§ **Goal of the exercise**:
Give the listing again exactly, omitting its images.

** Begin Supplied information **

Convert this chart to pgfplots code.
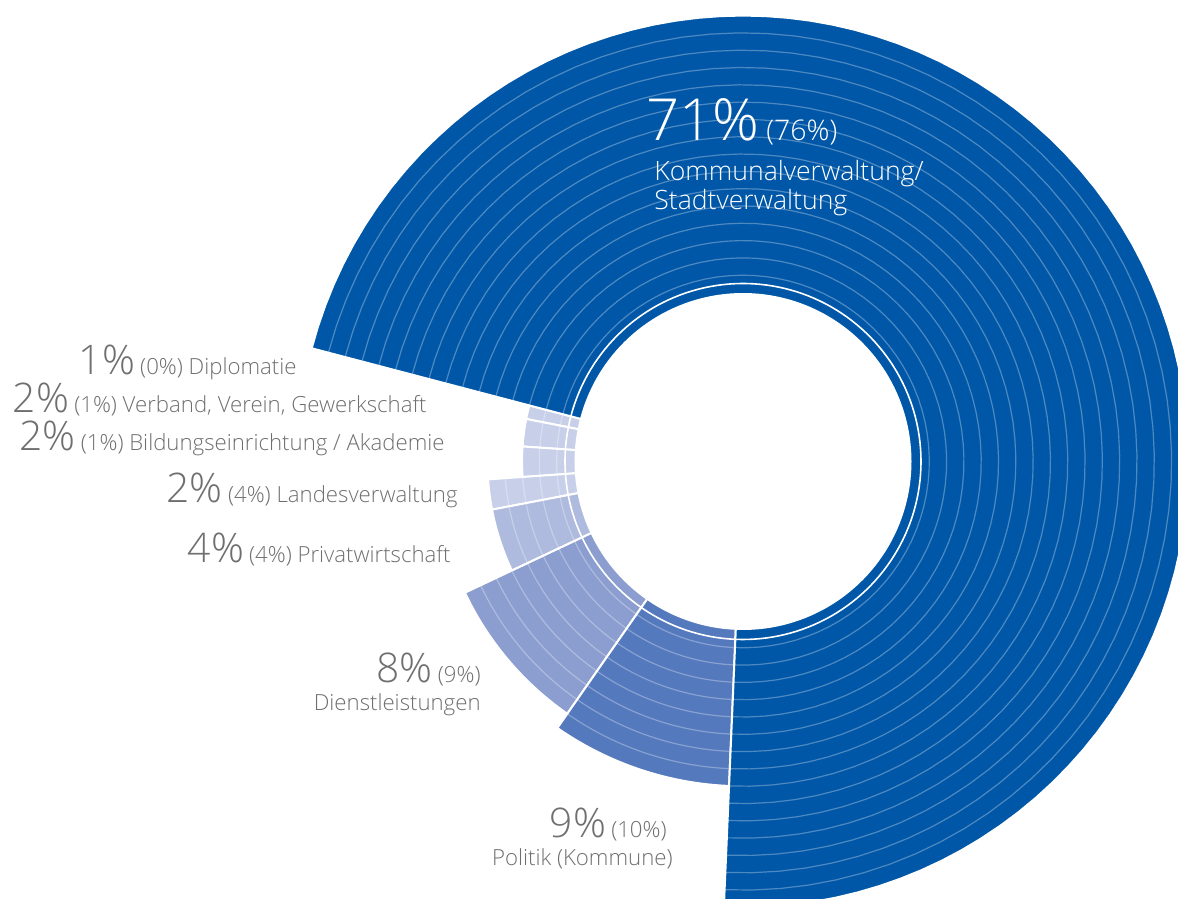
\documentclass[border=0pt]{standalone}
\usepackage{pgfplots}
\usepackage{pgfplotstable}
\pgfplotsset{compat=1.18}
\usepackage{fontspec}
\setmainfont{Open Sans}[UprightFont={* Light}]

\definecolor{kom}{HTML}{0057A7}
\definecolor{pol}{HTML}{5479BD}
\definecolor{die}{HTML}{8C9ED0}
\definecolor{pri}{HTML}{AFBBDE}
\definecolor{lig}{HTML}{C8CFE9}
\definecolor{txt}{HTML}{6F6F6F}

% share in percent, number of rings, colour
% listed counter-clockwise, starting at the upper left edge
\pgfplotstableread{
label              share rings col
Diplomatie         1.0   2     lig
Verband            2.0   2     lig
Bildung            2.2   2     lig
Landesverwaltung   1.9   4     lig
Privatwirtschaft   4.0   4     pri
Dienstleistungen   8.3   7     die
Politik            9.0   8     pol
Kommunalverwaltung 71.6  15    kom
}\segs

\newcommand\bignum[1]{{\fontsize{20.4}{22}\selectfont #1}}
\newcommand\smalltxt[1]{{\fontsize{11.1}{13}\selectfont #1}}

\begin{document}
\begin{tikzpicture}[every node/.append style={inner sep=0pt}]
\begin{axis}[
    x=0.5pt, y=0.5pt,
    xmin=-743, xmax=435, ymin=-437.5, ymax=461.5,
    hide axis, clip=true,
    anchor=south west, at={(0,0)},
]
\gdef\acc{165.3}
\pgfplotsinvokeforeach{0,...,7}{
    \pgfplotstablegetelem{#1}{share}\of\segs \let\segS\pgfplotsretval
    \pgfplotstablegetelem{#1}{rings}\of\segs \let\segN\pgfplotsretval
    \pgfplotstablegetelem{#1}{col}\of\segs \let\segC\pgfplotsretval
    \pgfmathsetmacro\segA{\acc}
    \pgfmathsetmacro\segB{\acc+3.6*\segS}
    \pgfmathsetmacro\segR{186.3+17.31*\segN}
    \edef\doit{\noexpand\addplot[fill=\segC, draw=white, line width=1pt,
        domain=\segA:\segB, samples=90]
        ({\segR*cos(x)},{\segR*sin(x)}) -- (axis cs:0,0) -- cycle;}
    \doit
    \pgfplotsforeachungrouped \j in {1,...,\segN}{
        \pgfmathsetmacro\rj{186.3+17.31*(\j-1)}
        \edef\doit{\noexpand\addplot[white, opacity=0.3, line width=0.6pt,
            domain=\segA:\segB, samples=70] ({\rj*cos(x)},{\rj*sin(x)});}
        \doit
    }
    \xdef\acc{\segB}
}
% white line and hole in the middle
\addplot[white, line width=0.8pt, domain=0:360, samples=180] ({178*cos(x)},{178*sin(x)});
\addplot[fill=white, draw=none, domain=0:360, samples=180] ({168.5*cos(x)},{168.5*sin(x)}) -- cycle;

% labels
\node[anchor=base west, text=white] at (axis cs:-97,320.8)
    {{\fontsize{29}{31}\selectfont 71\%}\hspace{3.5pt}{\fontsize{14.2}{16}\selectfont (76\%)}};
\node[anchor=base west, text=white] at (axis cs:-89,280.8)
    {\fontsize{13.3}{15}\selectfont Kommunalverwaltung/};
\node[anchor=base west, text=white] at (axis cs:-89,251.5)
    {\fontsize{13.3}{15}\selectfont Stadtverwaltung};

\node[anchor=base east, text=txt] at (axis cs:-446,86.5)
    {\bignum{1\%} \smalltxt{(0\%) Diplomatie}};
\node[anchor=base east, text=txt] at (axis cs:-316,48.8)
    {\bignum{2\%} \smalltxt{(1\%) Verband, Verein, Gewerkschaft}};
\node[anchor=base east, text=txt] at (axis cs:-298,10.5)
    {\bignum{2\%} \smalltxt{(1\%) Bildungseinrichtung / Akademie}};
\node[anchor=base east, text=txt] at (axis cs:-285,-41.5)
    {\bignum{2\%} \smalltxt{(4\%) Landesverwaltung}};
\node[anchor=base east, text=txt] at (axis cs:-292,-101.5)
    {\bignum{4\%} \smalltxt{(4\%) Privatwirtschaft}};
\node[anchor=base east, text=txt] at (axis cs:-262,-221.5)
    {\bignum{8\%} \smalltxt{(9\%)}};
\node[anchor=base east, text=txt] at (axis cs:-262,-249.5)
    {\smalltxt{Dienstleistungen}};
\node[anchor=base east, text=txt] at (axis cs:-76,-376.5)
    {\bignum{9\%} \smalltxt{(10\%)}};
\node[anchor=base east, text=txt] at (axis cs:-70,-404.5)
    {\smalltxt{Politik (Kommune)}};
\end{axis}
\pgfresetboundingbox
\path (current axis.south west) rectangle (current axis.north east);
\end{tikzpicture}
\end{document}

** End Supplied information **

§ **Result**:
Convert this chart to pgfplots code.
\documentclass[border=0pt]{standalone}
\usepackage{pgfplots}
\usepackage{pgfplotstable}
\pgfplotsset{compat=1.18}
\usepackage{fontspec}
\setmainfont{Open Sans}[UprightFont={* Light}]

\definecolor{kom}{HTML}{0057A7}
\definecolor{pol}{HTML}{5479BD}
\definecolor{die}{HTML}{8C9ED0}
\definecolor{pri}{HTML}{AFBBDE}
\definecolor{lig}{HTML}{C8CFE9}
\definecolor{txt}{HTML}{6F6F6F}

% share in percent, number of rings, colour
% listed counter-clockwise, starting at the upper left edge
\pgfplotstableread{
label              share rings col
Diplomatie         1.0   2     lig
Verband            2.0   2     lig
Bildung            2.2   2     lig
Landesverwaltung   1.9   4     lig
Privatwirtschaft   4.0   4     pri
Dienstleistungen   8.3   7     die
Politik            9.0   8     pol
Kommunalverwaltung 71.6  15    kom
}\segs

\newcommand\bignum[1]{{\fontsize{20.4}{22}\selectfont #1}}
\newcommand\smalltxt[1]{{\fontsize{11.1}{13}\selectfont #1}}

\begin{document}
\begin{tikzpicture}[every node/.append style={inner sep=0pt}]
\begin{axis}[
    x=0.5pt, y=0.5pt,
    xmin=-743, xmax=435, ymin=-437.5, ymax=461.5,
    hide axis, clip=true,
    anchor=south west, at={(0,0)},
]
\gdef\acc{165.3}
\pgfplotsinvokeforeach{0,...,7}{
    \pgfplotstablegetelem{#1}{share}\of\segs \let\segS\pgfplotsretval
    \pgfplotstablegetelem{#1}{rings}\of\segs \let\segN\pgfplotsretval
    \pgfplotstablegetelem{#1}{col}\of\segs \let\segC\pgfplotsretval
    \pgfmathsetmacro\segA{\acc}
    \pgfmathsetmacro\segB{\acc+3.6*\segS}
    \pgfmathsetmacro\segR{186.3+17.31*\segN}
    \edef\doit{\noexpand\addplot[fill=\segC, draw=white, line width=1pt,
        domain=\segA:\segB, samples=90]
        ({\segR*cos(x)},{\segR*sin(x)}) -- (axis cs:0,0) -- cycle;}
    \doit
    \pgfplotsforeachungrouped \j in {1,...,\segN}{
        \pgfmathsetmacro\rj{186.3+17.31*(\j-1)}
        \edef\doit{\noexpand\addplot[white, opacity=0.3, line width=0.6pt,
            domain=\segA:\segB, samples=70] ({\rj*cos(x)},{\rj*sin(x)});}
        \doit
    }
    \xdef\acc{\segB}
}
% white line and hole in the middle
\addplot[white, line width=0.8pt, domain=0:360, samples=180] ({178*cos(x)},{178*sin(x)});
\addplot[fill=white, draw=none, domain=0:360, samples=180] ({168.5*cos(x)},{168.5*sin(x)}) -- cycle;

% labels
\node[anchor=base west, text=white] at (axis cs:-97,320.8)
    {{\fontsize{29}{31}\selectfont 71\%}\hspace{3.5pt}{\fontsize{14.2}{16}\selectfont (76\%)}};
\node[anchor=base west, text=white] at (axis cs:-89,280.8)
    {\fontsize{13.3}{15}\selectfont Kommunalverwaltung/};
\node[anchor=base west, text=white] at (axis cs:-89,251.5)
    {\fontsize{13.3}{15}\selectfont Stadtverwaltung};

\node[anchor=base east, text=txt] at (axis cs:-446,86.5)
    {\bignum{1\%} \smalltxt{(0\%) Diplomatie}};
\node[anchor=base east, text=txt] at (axis cs:-316,48.8)
    {\bignum{2\%} \smalltxt{(1\%) Verband, Verein, Gewerkschaft}};
\node[anchor=base east, text=txt] at (axis cs:-298,10.5)
    {\bignum{2\%} \smalltxt{(1\%) Bildungseinrichtung / Akademie}};
\node[anchor=base east, text=txt] at (axis cs:-285,-41.5)
    {\bignum{2\%} \smalltxt{(4\%) Landesverwaltung}};
\node[anchor=base east, text=txt] at (axis cs:-292,-101.5)
    {\bignum{4\%} \smalltxt{(4\%) Privatwirtschaft}};
\node[anchor=base east, text=txt] at (axis cs:-262,-221.5)
    {\bignum{8\%} \smalltxt{(9\%)}};
\node[anchor=base east, text=txt] at (axis cs:-262,-249.5)
    {\smalltxt{Dienstleistungen}};
\node[anchor=base east, text=txt] at (axis cs:-76,-376.5)
    {\bignum{9\%} \smalltxt{(10\%)}};
\node[anchor=base east, text=txt] at (axis cs:-70,-404.5)
    {\smalltxt{Politik (Kommune)}};
\end{axis}
\pgfresetboundingbox
\path (current axis.south west) rectangle (current axis.north east);
\end{tikzpicture}
\end{document}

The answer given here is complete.